What are all the possible rational zeros for #f(x)=2x^3-3x^2-4x+6# and how do you find all zeros?

1 Answer
Jan 22, 2017

Answer:

Possible Rational Zeros: #+-1, +-2, +-3, +-6, +-1/2, +-3/2#
Actual Zeros: #3/2 and +-sqrt2#.

Explanation:

The way to determine all possible roots is through The Rational Roots Theorem, which states:

If P(x) is a polynomial with integer coefficients and if #p/q# is a zero of #P(x) ( P(p/q) = 0 )#, then p is a factor of the constant term of P(x) and q is a factor of the leading coefficient.

Basically, find all integer (positive AND negative) factors of both the constant term (6, in this case) and the leading coefficient (2, in this case), and find all possible quotients #p/q# where p is a factor of the constant, and q is a factor of the leading coefficient.

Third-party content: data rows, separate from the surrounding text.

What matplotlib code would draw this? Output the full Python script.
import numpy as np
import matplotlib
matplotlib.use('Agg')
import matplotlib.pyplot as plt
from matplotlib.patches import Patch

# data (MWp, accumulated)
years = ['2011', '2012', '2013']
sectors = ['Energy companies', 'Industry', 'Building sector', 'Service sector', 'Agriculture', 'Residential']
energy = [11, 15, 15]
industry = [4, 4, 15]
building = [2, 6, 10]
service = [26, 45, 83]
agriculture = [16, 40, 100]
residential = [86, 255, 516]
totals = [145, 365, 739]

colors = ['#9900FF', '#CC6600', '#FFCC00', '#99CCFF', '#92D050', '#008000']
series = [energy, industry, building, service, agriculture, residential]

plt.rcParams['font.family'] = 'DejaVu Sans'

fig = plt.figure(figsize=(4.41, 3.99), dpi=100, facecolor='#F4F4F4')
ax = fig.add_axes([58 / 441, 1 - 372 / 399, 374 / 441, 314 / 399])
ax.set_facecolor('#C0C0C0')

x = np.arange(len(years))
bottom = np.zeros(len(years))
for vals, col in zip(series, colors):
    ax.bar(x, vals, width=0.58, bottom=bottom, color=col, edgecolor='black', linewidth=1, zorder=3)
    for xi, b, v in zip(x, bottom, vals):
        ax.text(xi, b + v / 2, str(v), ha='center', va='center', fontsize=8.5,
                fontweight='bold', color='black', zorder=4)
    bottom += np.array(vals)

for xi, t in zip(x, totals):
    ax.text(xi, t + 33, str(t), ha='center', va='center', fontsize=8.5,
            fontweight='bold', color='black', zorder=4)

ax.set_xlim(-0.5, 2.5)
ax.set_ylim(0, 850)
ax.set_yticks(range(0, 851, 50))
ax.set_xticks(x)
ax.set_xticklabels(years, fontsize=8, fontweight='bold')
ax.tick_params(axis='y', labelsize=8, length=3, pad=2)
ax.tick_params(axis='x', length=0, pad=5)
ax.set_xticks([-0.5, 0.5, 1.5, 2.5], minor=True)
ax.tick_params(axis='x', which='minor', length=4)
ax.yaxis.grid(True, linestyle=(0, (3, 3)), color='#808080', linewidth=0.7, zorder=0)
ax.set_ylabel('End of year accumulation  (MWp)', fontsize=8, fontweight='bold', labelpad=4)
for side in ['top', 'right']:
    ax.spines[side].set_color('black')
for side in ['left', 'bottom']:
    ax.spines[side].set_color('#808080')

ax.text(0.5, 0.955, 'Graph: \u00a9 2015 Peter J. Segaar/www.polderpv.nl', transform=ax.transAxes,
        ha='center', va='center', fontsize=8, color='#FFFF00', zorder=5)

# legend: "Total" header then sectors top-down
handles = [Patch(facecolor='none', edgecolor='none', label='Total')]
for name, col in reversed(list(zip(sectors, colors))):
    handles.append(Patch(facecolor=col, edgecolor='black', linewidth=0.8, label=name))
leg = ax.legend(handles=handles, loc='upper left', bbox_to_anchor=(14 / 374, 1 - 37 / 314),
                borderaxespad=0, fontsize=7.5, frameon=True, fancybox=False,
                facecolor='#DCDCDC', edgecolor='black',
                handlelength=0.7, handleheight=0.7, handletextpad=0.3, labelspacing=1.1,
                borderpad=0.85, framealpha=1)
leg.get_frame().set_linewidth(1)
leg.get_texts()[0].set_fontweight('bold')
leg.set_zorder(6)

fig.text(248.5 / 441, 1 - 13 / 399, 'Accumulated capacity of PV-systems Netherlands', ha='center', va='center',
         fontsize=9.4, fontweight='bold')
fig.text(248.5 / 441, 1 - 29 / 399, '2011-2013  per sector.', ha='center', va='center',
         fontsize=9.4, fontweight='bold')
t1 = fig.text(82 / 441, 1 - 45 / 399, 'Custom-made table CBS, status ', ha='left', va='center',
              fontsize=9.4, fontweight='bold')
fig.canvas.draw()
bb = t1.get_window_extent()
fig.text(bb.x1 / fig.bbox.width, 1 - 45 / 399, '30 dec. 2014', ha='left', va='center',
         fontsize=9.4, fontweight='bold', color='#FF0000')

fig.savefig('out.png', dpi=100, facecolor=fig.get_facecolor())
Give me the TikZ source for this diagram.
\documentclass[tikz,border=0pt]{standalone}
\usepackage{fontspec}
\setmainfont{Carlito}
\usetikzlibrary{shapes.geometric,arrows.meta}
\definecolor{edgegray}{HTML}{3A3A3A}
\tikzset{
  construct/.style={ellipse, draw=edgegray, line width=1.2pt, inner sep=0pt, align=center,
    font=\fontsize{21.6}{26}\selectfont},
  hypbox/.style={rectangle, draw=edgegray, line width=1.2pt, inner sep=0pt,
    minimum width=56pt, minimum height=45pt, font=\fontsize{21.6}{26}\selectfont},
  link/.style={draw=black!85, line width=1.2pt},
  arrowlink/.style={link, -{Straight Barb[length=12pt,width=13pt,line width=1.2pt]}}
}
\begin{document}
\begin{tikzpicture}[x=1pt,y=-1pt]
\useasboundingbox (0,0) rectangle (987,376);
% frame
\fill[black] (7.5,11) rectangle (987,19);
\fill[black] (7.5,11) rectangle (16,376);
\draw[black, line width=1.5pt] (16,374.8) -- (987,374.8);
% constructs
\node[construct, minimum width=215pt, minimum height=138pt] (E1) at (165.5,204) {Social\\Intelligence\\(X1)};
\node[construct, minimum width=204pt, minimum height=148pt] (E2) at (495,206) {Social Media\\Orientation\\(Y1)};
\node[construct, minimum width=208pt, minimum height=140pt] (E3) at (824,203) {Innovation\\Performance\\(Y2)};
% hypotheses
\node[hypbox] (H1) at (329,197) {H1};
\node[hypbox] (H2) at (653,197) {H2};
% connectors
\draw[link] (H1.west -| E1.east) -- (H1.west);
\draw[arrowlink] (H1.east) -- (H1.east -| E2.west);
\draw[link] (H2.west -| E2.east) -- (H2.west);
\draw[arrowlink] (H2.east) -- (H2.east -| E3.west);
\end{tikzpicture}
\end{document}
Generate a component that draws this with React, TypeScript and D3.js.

The integer factors of 6 are: #+-1, +-2, +-3, +-6#
The integer factors of 2 are: #+-1, +-2#

Therefore, the possible rational roots are:
#+-1, +-2, +-3, +-6, +-1/2, +-3/2#

To find which of these are roots in the actual equation, you could use Guess and Check with Synthetic Division, or simply group and factor the polynomial. I'll show the latter for the sake of space preservation:

#2x^3 - 4x - 3x^2 + 6#
# = 2x(x^2 - 2) - 3(x^2 - 2)#
# = (2x - 3)(x^2 - 2)#
From this we can conclude that one rational root is #3/2#, which is one of the roots we foretold!

However, we are still stuck with #(x^2 - 2)#. Fortunately, we can use a difference of squares formula to factor this into two linear factors:

#(x - sqrt2)(x + sqrt2)#

So your complete factorization of this polynomial is:

#f(x) = (2x - 3)(x - sqrt2)(x + sqrt2)

From this, we can determine that the roots of this equation are #3/2 and +-sqrt2#.